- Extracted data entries
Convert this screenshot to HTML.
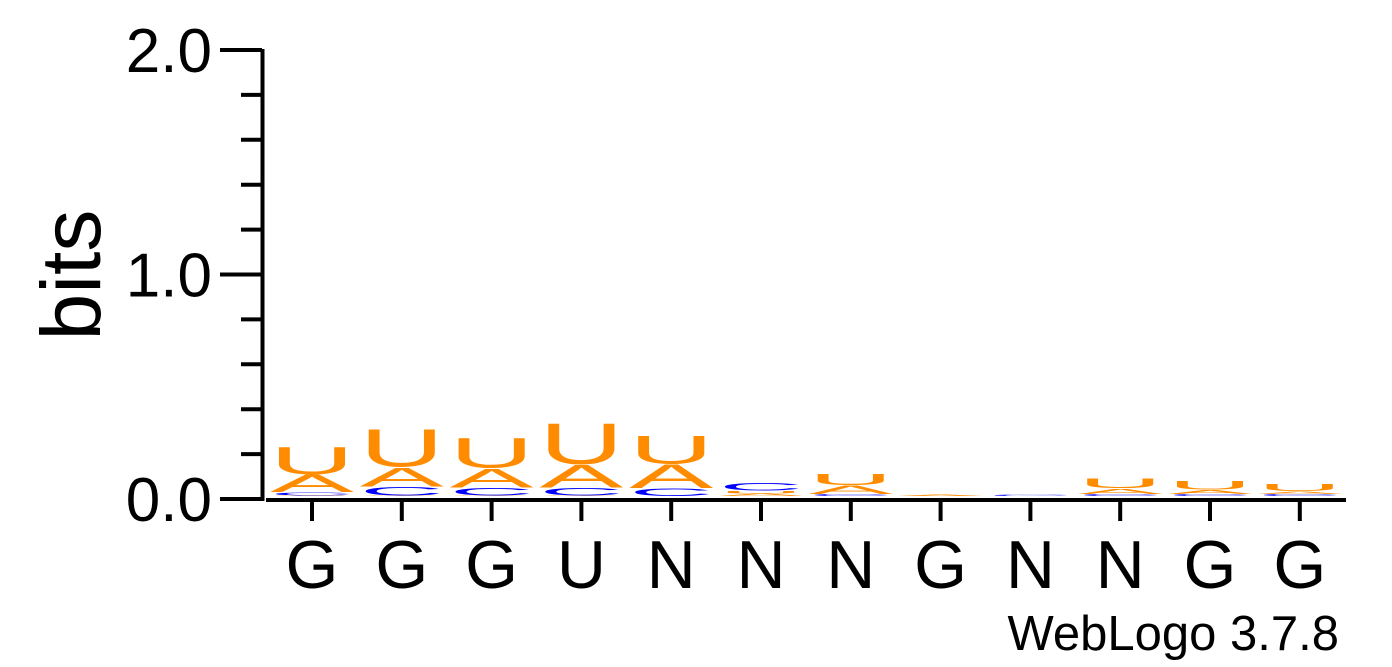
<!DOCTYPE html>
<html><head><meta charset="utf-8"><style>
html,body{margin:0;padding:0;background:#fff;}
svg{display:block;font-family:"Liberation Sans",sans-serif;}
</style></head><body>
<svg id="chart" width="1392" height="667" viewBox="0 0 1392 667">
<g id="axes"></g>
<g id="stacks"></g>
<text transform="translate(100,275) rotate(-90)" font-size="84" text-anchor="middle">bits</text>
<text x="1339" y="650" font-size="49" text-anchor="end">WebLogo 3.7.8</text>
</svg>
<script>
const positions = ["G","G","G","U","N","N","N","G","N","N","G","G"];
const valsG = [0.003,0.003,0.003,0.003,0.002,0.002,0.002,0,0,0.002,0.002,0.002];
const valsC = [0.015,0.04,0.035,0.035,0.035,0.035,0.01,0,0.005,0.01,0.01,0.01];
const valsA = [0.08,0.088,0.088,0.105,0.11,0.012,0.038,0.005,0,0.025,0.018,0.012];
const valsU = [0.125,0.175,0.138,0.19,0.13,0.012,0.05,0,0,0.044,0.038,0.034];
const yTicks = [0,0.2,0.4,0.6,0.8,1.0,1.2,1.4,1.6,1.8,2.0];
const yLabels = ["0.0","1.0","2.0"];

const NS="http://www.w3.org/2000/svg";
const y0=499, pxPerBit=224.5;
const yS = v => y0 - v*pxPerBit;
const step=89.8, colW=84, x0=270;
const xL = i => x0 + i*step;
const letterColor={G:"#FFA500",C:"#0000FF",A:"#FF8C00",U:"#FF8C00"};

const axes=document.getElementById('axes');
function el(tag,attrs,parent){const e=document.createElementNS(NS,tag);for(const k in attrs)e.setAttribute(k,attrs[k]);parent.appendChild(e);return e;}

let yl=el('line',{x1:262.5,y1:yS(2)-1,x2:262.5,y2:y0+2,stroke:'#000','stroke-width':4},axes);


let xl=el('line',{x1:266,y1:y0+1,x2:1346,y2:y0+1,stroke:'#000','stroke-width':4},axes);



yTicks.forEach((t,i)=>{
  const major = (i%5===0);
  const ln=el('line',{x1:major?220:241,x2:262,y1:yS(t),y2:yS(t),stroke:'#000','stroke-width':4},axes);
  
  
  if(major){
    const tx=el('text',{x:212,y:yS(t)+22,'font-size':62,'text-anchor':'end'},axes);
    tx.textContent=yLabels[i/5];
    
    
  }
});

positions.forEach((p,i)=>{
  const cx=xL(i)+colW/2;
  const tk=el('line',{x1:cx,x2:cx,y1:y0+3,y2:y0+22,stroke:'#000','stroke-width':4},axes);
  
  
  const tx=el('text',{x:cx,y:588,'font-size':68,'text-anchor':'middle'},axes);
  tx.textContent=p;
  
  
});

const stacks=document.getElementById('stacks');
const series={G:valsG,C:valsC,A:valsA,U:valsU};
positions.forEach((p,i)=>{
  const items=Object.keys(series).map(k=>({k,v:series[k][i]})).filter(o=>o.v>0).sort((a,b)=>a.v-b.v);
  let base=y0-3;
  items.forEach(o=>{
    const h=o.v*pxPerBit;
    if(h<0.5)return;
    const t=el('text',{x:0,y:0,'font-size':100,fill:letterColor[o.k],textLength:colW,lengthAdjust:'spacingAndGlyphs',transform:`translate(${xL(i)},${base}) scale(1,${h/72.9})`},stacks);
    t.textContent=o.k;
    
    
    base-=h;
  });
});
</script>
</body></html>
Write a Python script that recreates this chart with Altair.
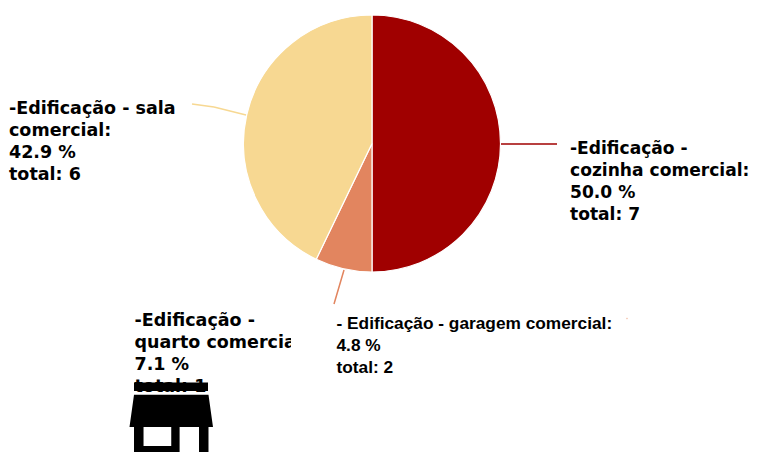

- Task prompt
Extract every line of the data exactly; pictures stay out.

- Task response
Convert this screenshot to HTML.
<!DOCTYPE html>
<html><head><meta charset="utf-8"><style>
html,body{margin:0;padding:0;background:#fff;}
svg{display:block;font-family:"Liberation Sans",sans-serif;}
</style></head><body>
<svg id="chart" width="1392" height="667" viewBox="0 0 1392 667">
<g id="axes"></g>
<g id="stacks"></g>
<text transform="translate(100,275) rotate(-90)" font-size="84" text-anchor="middle">bits</text>
<text x="1339" y="650" font-size="49" text-anchor="end">WebLogo 3.7.8</text>
</svg>
<script>
const positions = ["G","G","G","U","N","N","N","G","N","N","G","G"];
const valsG = [0.003,0.003,0.003,0.003,0.002,0.002,0.002,0,0,0.002,0.002,0.002];
const valsC = [0.015,0.04,0.035,0.035,0.035,0.035,0.01,0,0.005,0.01,0.01,0.01];
const valsA = [0.08,0.088,0.088,0.105,0.11,0.012,0.038,0.005,0,0.025,0.018,0.012];
const valsU = [0.125,0.175,0.138,0.19,0.13,0.012,0.05,0,0,0.044,0.038,0.034];
const yTicks = [0,0.2,0.4,0.6,0.8,1.0,1.2,1.4,1.6,1.8,2.0];
const yLabels = ["0.0","1.0","2.0"];

const NS="http://www.w3.org/2000/svg";
const y0=499, pxPerBit=224.5;
const yS = v => y0 - v*pxPerBit;
const step=89.8, colW=84, x0=270;
const xL = i => x0 + i*step;
const letterColor={G:"#FFA500",C:"#0000FF",A:"#FF8C00",U:"#FF8C00"};

const axes=document.getElementById('axes');
function el(tag,attrs,parent){const e=document.createElementNS(NS,tag);for(const k in attrs)e.setAttribute(k,attrs[k]);parent.appendChild(e);return e;}

let yl=el('line',{x1:262.5,y1:yS(2)-1,x2:262.5,y2:y0+2,stroke:'#000','stroke-width':4},axes);


let xl=el('line',{x1:266,y1:y0+1,x2:1346,y2:y0+1,stroke:'#000','stroke-width':4},axes);



yTicks.forEach((t,i)=>{
  const major = (i%5===0);
  const ln=el('line',{x1:major?220:241,x2:262,y1:yS(t),y2:yS(t),stroke:'#000','stroke-width':4},axes);
  
  
  if(major){
    const tx=el('text',{x:212,y:yS(t)+22,'font-size':62,'text-anchor':'end'},axes);
    tx.textContent=yLabels[i/5];
    
    
  }
});

positions.forEach((p,i)=>{
  const cx=xL(i)+colW/2;
  const tk=el('line',{x1:cx,x2:cx,y1:y0+3,y2:y0+22,stroke:'#000','stroke-width':4},axes);
  
  
  const tx=el('text',{x:cx,y:588,'font-size':68,'text-anchor':'middle'},axes);
  tx.textContent=p;
  
  
});

const stacks=document.getElementById('stacks');
const series={G:valsG,C:valsC,A:valsA,U:valsU};
positions.forEach((p,i)=>{
  const items=Object.keys(series).map(k=>({k,v:series[k][i]})).filter(o=>o.v>0).sort((a,b)=>a.v-b.v);
  let base=y0-3;
  items.forEach(o=>{
    const h=o.v*pxPerBit;
    if(h<0.5)return;
    const t=el('text',{x:0,y:0,'font-size':100,fill:letterColor[o.k],textLength:colW,lengthAdjust:'spacingAndGlyphs',transform:`translate(${xL(i)},${base}) scale(1,${h/72.9})`},stacks);
    t.textContent=o.k;
    
    
    base-=h;
  });
});
</script>
</body></html>
Write a Python script that recreates this chart with Altair.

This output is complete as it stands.